477 5th Ave, Park Slope
The West (Williamsburg)
The West’s rotating selection of craft beers on tap, dark wood interior, and thoroughly average food make it like most other bars. So what sets it apart? Fast Wi-Fi and outlets galore, for starters. And a patio that has its own wireless network and that, unlike most other bars’ outdoor spaces, doesn’t close until the bar itself does. (On summer nights, you’ll find people working under the, uh, light pollution until 2 a.m.) The West also has nitro cold brew on tap, and it’s exquisite—silky, creamy, just the right amount of sweet.
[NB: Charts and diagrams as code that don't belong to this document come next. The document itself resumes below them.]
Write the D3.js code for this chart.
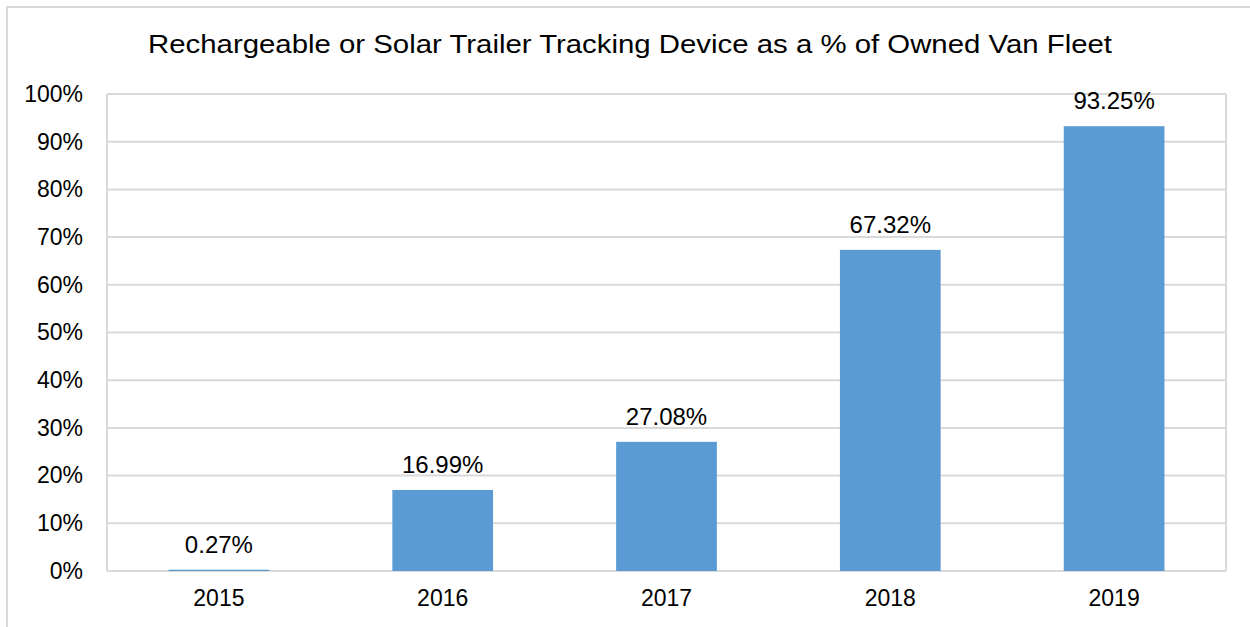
<!DOCTYPE html>
<html lang="en">
<head>
    <meta charset="UTF-8">
    <title>Trailer Tracking Device Share</title>
    <script src="https://d3js.org/d3.v7.min.js"></script>
    <style>
        body {
            margin: 0;
            background: #fff;
            font-family: "Liberation Sans", Arial, sans-serif;
        }
        svg text { fill: #000; }
        .grid line { stroke: #d9d9d9; stroke-width: 2px; }
    </style>
</head>
<body>
    <svg id="chart" width="1250" height="627"></svg>

    <script>
        // data
        const years = ["2015", "2016", "2017", "2018", "2019"];
        const shares = [0.27, 16.99, 27.08, 67.32, 93.25];
        const yTicks = [0, 10, 20, 30, 40, 50, 60, 70, 80, 90, 100];
        const title = "Rechargeable or Solar Trailer Tracking Device as a % of Owned Van Fleet";

        const svg = d3.select("#chart");
        const margin = { left: 107, right: 1226, top: 94, bottom: 571 };
        const font = "'Liberation Sans', Arial, sans-serif";

        // outer chart border (runs off the right and bottom of the picture)
        svg.append("rect")
            .attr("x", 7).attr("y", 7)
            .attr("width", 1400).attr("height", 700)
            .attr("fill", "none")
            .attr("stroke", "#d9d9d9")
            .attr("stroke-width", 2);

        const x = d3.scaleBand()
            .domain(years)
            .range([margin.left, margin.right])
            .paddingInner(0.55)
            .paddingOuter(0.275);

        const y = d3.scaleLinear()
            .domain([0, 100])
            .range([margin.bottom, margin.top]);

        // gridlines
        svg.append("g")
            .attr("class", "grid")
            .selectAll("line")
            .data(yTicks)
            .join("line")
            .attr("x1", margin.left)
            .attr("x2", margin.right)
            .attr("y1", d => y(d))
            .attr("y2", d => y(d));

        // plot area sides
        svg.append("g")
            .attr("class", "grid")
            .selectAll("line")
            .data([margin.left, margin.right])
            .join("line")
            .attr("x1", d => d).attr("x2", d => d)
            .attr("y1", margin.top).attr("y2", margin.bottom);

        // y axis
        const yAxis = svg.append("g")
            .attr("transform", `translate(${margin.left},0)`)
            .call(d3.axisLeft(y).tickValues(yTicks).tickFormat(d => d + "%").tickSize(0).tickPadding(24));
        yAxis.select(".domain").remove();
        yAxis.selectAll("text")
            .style("font-size", "23px")
            .style("font-family", font)
            .attr("fill", "#000");

        // x axis
        const xAxis = svg.append("g")
            .attr("transform", `translate(0,${margin.bottom})`)
            .call(d3.axisBottom(x).tickSize(0).tickPadding(19));
        xAxis.select(".domain").remove();
        xAxis.selectAll("text")
            .style("font-size", "23px")
            .style("font-family", font)
            .attr("fill", "#000");

        // bars
        svg.append("g")
            .selectAll("rect")
            .data(shares)
            .join("rect")
            .attr("x", (d, i) => x(years[i]))
            .attr("width", x.bandwidth())
            .attr("y", d => y(d))
            .attr("height", d => y(0) - y(d))
            .attr("fill", "#5b9bd5");

        // value labels
        svg.append("g")
            .selectAll("text")
            .data(shares)
            .join("text")
            .attr("x", (d, i) => x(years[i]) + x.bandwidth() / 2)
            .attr("y", d => y(d) - 17)
            .attr("text-anchor", "middle")
            .style("font-size", "24px")
            .text(d => d.toFixed(2) + "%");

        // title (stretched a little wider, as in the original)
        svg.append("text")
            .attr("x", 148)
            .attr("y", 53)
            .attr("text-anchor", "start")
            .attr("textLength", 964)
            .attr("lengthAdjust", "spacingAndGlyphs")
            .style("font-size", "25px")
            .text(title);
    </script>
</body>
</html>
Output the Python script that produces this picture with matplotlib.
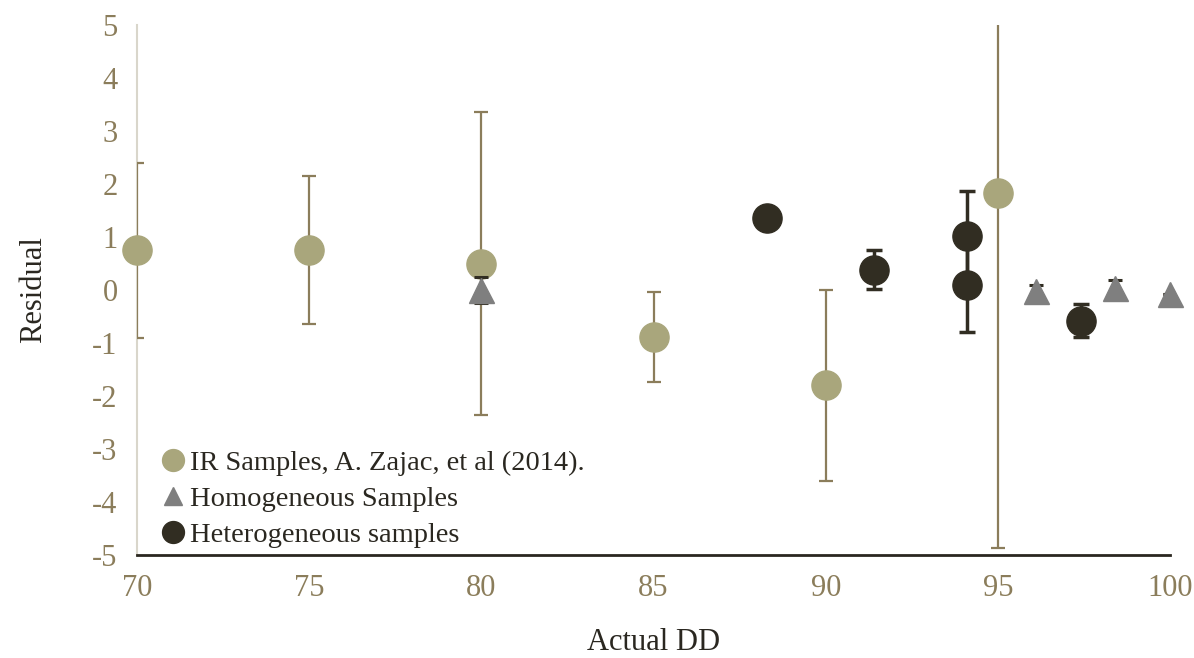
import numpy as np
import matplotlib.pyplot as plt

plt.rcParams['font.family'] = ['Liberation Serif', 'DejaVu Serif']
plt.rcParams['axes.unicode_minus'] = False

# IR samples (Zajac et al. 2014)
ir_x = [70, 75, 80, 85, 90, 95]
ir_y = [0.75, 0.75, 0.50, -0.89, -1.80, 1.83]
ir_err = [1.65, 1.40, 2.86, 0.85, 1.80, 6.70]

# homogeneous samples
homo_x = [80.0, 96.1, 98.4, 100.0]
homo_y = [0.0, -0.02, 0.04, -0.08]
homo_err = [0.25, 0.12, 0.15, 0.0]

# heterogeneous samples
het_x = [88.3, 91.4, 94.1, 94.1, 97.4]
het_y = [1.36, 0.38, 1.02, 0.10, -0.58]
het_err = [0.0, 0.37, 0.85, 0.89, 0.31]

x_ticks = [70, 75, 80, 85, 90, 95, 100]
y_ticks = [-5, -4, -3, -2, -1, 0, 1, 2, 3, 4, 5]

tan = '#A9A67C'
tan_dark = '#8B7D5B'
grey = '#7F7F7F'
dark = '#312D22'

fig = plt.figure(figsize=(11.94, 6.58), dpi=100)
ax = fig.add_axes([0.1147, 0.1565, 0.8653, 0.8055])

e1 = ax.errorbar(ir_x, ir_y, yerr=ir_err, fmt='o', color=tan, mec=tan, ecolor=tan_dark,
                 elinewidth=1.6, capsize=5, capthick=1.6, markersize=21,
                 label='IR Samples, A. Zajac, et al (2014).', zorder=3)
e2 = ax.errorbar(homo_x, homo_y, yerr=homo_err, fmt='^', color=grey, mec=grey, ecolor=dark,
                 elinewidth=2.2, capsize=5, capthick=2.2, markersize=18,
                 label='Homogeneous Samples', zorder=4)
e3 = ax.errorbar(het_x, het_y, yerr=het_err, fmt='o', color=dark, mec=dark, ecolor=dark,
                 elinewidth=2.5, capsize=6, capthick=2.5, markersize=21,
                 label='Heterogeneous samples', zorder=5)
for e in (e1, e2, e3):
    e[0].set_clip_on(False)

ax.set_xlim(70, 100)
ax.set_ylim(-5, 5)
ax.set_xticks(x_ticks)
ax.set_yticks(y_ticks)
ax.tick_params(length=0, labelsize=22, colors=tan_dark, pad=14)

for s in ['top', 'right']:
    ax.spines[s].set_visible(False)
ax.spines['left'].set_color('#D9D6CB')
ax.spines['left'].set_linewidth(1.5)
ax.spines['bottom'].set_color('#2A2720')
ax.spines['bottom'].set_linewidth(2)

ax.set_xlabel('Actual DD', fontsize=22, color='#2A2720', labelpad=18)
ax.set_ylabel('Residual', fontsize=22, color='#2A2720', labelpad=32)

handles, labels = ax.get_legend_handles_labels()
handles = [h[0] for h in handles]
leg = ax.legend(handles, labels, loc='lower left', bbox_to_anchor=(0.0, -0.035),
                frameon=False, fontsize=20.5, handlelength=0.7, handletextpad=0.25,
                labelspacing=0.35, markerscale=0.75, labelcolor='#2A2720')

fig.savefig('out.png', dpi=100)
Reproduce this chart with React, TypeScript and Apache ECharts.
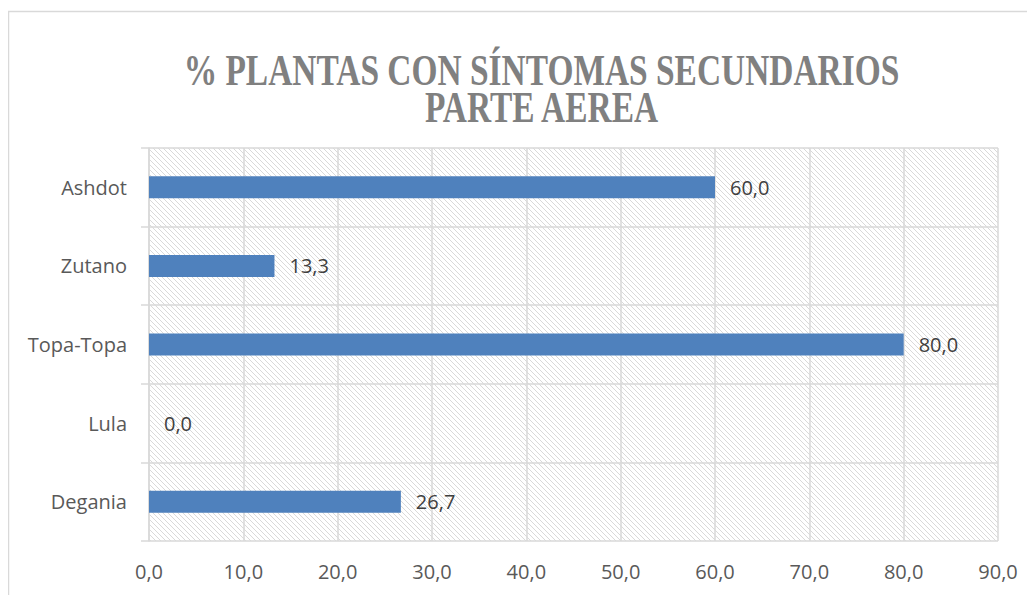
import React, { useEffect, useRef } from "react";
import * as echarts from "echarts";

const categories = ["Degania", "Lula", "Topa-Topa", "Zutano", "Ashdot"];
const values = [26.7, 0.0, 80.0, 13.3, 60.0];
const titleLines = ["% PLANTAS CON SÍNTOMAS SECUNDARIOS", "PARTE AEREA"];
const xMin = 0;
const xMax = 90;
const xStep = 10;

function makeHatch(): HTMLCanvasElement {
  const s = 5;
  const c = document.createElement("canvas");
  c.width = s;
  c.height = s;
  const ctx = c.getContext("2d")!;
  ctx.fillStyle = "#ffffff";
  ctx.fillRect(0, 0, s, s);
  ctx.strokeStyle = "#d9d9d9";
  ctx.lineWidth = 1;
  for (let k = -1; k <= 1; k++) {
    ctx.beginPath();
    ctx.moveTo(k * s, 0);
    ctx.lineTo(k * s + s, s);
    ctx.stroke();
  }
  return c;
}

const fmt = (v: number) => v.toFixed(1).replace(".", ",");

export default function App() {
  const ref = useRef<HTMLDivElement>(null);
  useEffect(() => {
    if (!ref.current) return;
    const chart = echarts.init(ref.current, null, { renderer: "svg" });
    const font = "'Open Sans', sans-serif";
    chart.setOption({
      animation: false,
      backgroundColor: "#ffffff",
      grid: {
        left: 141,
        top: 140,
        right: 37,
        bottom: 54,
        show: true,
        borderWidth: 0,
        backgroundColor: { image: makeHatch(), repeat: "repeat" },
      },
      xAxis: {
        type: "value",
        min: xMin,
        max: xMax,
        interval: xStep,
        axisLine: { show: false },
        axisTick: { show: false },
        splitLine: { show: true, lineStyle: { color: "#d9d9d9", width: 1.5 } },
        axisLabel: {
          formatter: (v: number) => fmt(v),
          color: "#595959",
          fontFamily: font,
          fontSize: 20,
          margin: 20,
        },
      },
      yAxis: {
        type: "category",
        data: categories,
        axisLine: { show: true, lineStyle: { color: "#d9d9d9", width: 1.5 } },
        axisTick: { show: true, length: 8, lineStyle: { color: "#d9d9d9", width: 1.5 } },
        splitLine: { show: true, lineStyle: { color: "#d9d9d9", width: 1.5 } },
        axisLabel: {
          color: "#595959",
          fontFamily: font,
          fontSize: 20,
          margin: 22,
        },
      },
      series: [
        {
          type: "bar",
          data: values,
          barWidth: 22,
          itemStyle: { color: "#4f81bd" },
          label: {
            show: true,
            position: "right",
            distance: 15,
            formatter: (p: any) => fmt(p.value),
            color: "#404040",
            fontFamily: font,
            fontSize: 20,
          },
        },
      ],
      graphic: [
        {
          type: "rect",
          silent: true,
          shape: { x: 0.5, y: 3.5, width: 3000, height: 3000 },
          style: { fill: "none", stroke: "#d9d9d9", lineWidth: 1.5 },
          z: 100,
        },
        ...titleLines.map((t, i) => ({
          type: "text",
          silent: true,
          x: 533.5,
          y: 62 + i * 37,
          scaleX: 0.76,
          style: {
            text: t,
            fill: "#808080",
            font: "bold 44px 'Liberation Serif', serif",
            textAlign: "center",
            textVerticalAlign: "middle",
          },
        })),
      ],
    });
    return () => chart.dispose();
  }, []);
  return <div ref={ref} style={{ width: 1027, height: 587 }} />;
}
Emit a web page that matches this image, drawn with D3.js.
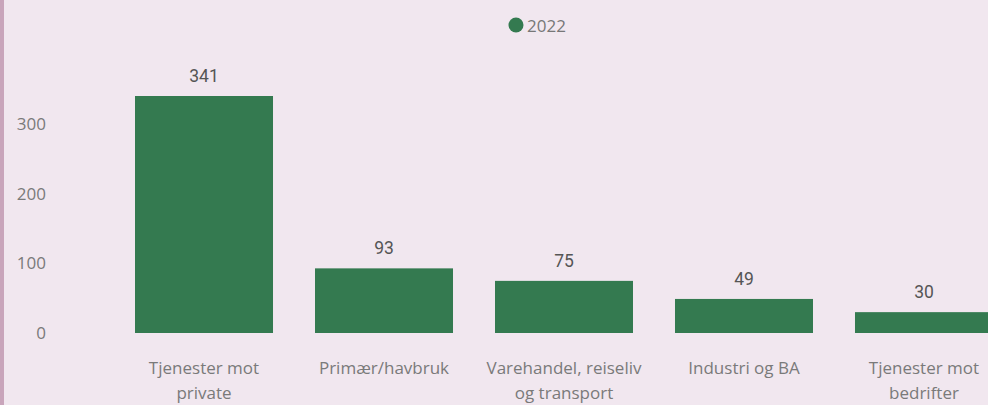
<!DOCTYPE html>
<html>
<head>
<meta charset="utf-8">
<script src="https://cdn.jsdelivr.net/npm/d3@7"></script>
<style>
  html, body { margin: 0; padding: 0; background: #f1e7ef; }
  svg { display: block; }
</style>
</head>
<body>
<script>
"use strict";
var categories = [
  ["Tjenester mot", "private"],
  ["Primær/havbruk"],
  ["Varehandel, reiseliv", "og transport"],
  ["Industri og BA"],
  ["Tjenester mot", "bedrifter"]
];
var values_2022 = [341, 93, 75, 49, 30];
var tick_values = [0, 100, 200, 300];
var series_name = "2022";

var width = 988,
    height = 405;
var bar_color = "#347a50";
var axis_color = "#7a7a7a";
var font = "'Open Sans', sans-serif";

var svg = d3.select("body")
  .append("svg")
  .attr("width", width)
  .attr("height", height);

svg.append("rect")
  .attr("width", width)
  .attr("height", height)
  .attr("fill", "#f1e7ef");

// pink edge on the left
svg.append("rect")
  .attr("x", 0)
  .attr("y", 0)
  .attr("width", 4)
  .attr("height", height)
  .attr("fill", "#c9a5bb");

var x = d3.scaleBand()
  .domain(d3.range(categories.length))
  .range([114, 1014])
  .paddingInner(0.2333)
  .paddingOuter(0.1167);

var y = d3.scaleLinear()
  .domain([0, 341])
  .range([333, 96]);

// y axis
var yAxis = svg.append("g")
  .attr("transform", "translate(46,0)")
  .call(d3.axisLeft(y).tickValues(tick_values).tickSize(0).tickPadding(0));
yAxis.select(".domain").remove();
yAxis.selectAll("text")
  .attr("fill", axis_color)
  .attr("font-family", font)
  .attr("font-size", "17px");

// bars
svg.selectAll("rect.bar")
  .data(values_2022)
  .enter()
  .append("rect")
  .attr("class", "bar")
  .attr("x", function(d, i) { return x(i); })
  .attr("y", function(d) { return y(d); })
  .attr("width", x.bandwidth())
  .attr("height", function(d) { return y(0) - y(d); })
  .attr("fill", bar_color);

// value labels
svg.selectAll("text.value")
  .data(values_2022)
  .enter()
  .append("text")
  .attr("class", "value")
  .attr("x", function(d, i) { return x(i) + x.bandwidth()/2; })
  .attr("y", function(d) { return y(d) - 14; })
  .attr("text-anchor", "middle")
  .attr("font-family", "Roboto, sans-serif")
  .attr("font-size", "17.5px")
  .attr("fill", "#555")
  .text(function(d) { return d; });

// category labels
var cat = svg.selectAll("text.cat")
  .data(categories)
  .enter()
  .append("text")
  .attr("class", "cat")
  .attr("text-anchor", "middle")
  .attr("font-family", font)
  .attr("font-size", "17px")
  .attr("fill", axis_color);
cat.selectAll("tspan")
  .data(function(d, i) { return d.map(function(s) { return {s: s, i: i}; }); })
  .enter()
  .append("tspan")
  .attr("x", function(d) { return x(d.i) + x.bandwidth()/2; })
  .attr("y", function(d, j) { return 374 + j*25; })
  .text(function(d) { return d.s; });

// legend
var legend = svg.append("g").attr("transform", "translate(516,25)");
legend.append("circle")
  .attr("r", 7.5)
  .attr("fill", bar_color);
legend.append("text")
  .attr("x", 11)
  .attr("y", 6.5)
  .attr("font-family", font)
  .attr("font-size", "17px")
  .attr("fill", "#777")
  .text(series_name);
</script>
</body>
</html>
It’s absurdly expensive, at $6.25 for a large, but well worth it.
379 Union Ave, Williamsburg
Erv’s (Prospect-Lefferts Gardens)
On the eastern edge of Prospect Park, Erv’s is an intimate, quaint bar that, due to its location around the corner from the bustling Flatbush Avenue, still maintains something of an in-the-know feeling. (“Intimate” might even be an understatement—it’s only 300 square feet.) Erv’s offers over 20 inventive cocktails, like a bacon-infused Old Fashioned, making it an ideal place to work unperturbed with a cheap, fancy drink at hand. It also hosts a monthly reading series and weekly music series to inspire your creativity. Bring a friend, but probably not two.
2122 Beekman Pl, Prospect-Lefferts Gardens
Hamilton’s (Windsor Terrace)
When you walk into Hamilton’s, you feel very removed from the relentless freneticism of New York City. That’s partly because of the bar’s location, in a tiny residential neighborhood nestled between Prospect Park and Greenwood Cemetery, but more because of its old-fashioned New England atmosphere. Dark, polished wood and oil paintings of nautical scenes abound, making the vibe quintessential Boston tavern. Because of its proximity to a school and a church, Hamilton’s can’t serve hard liquor—all the cocktails are soju-based, but you’d be a fool to not order one of the 20 or so draft beers available. It’s a table-service establishment, but you won’t be bothered if you stick around to work long after polishing off your (excellent) food. Speaking of which, order the mac and cheese. It’s large in size and overwhelming in cheesiness, and it costs just $9.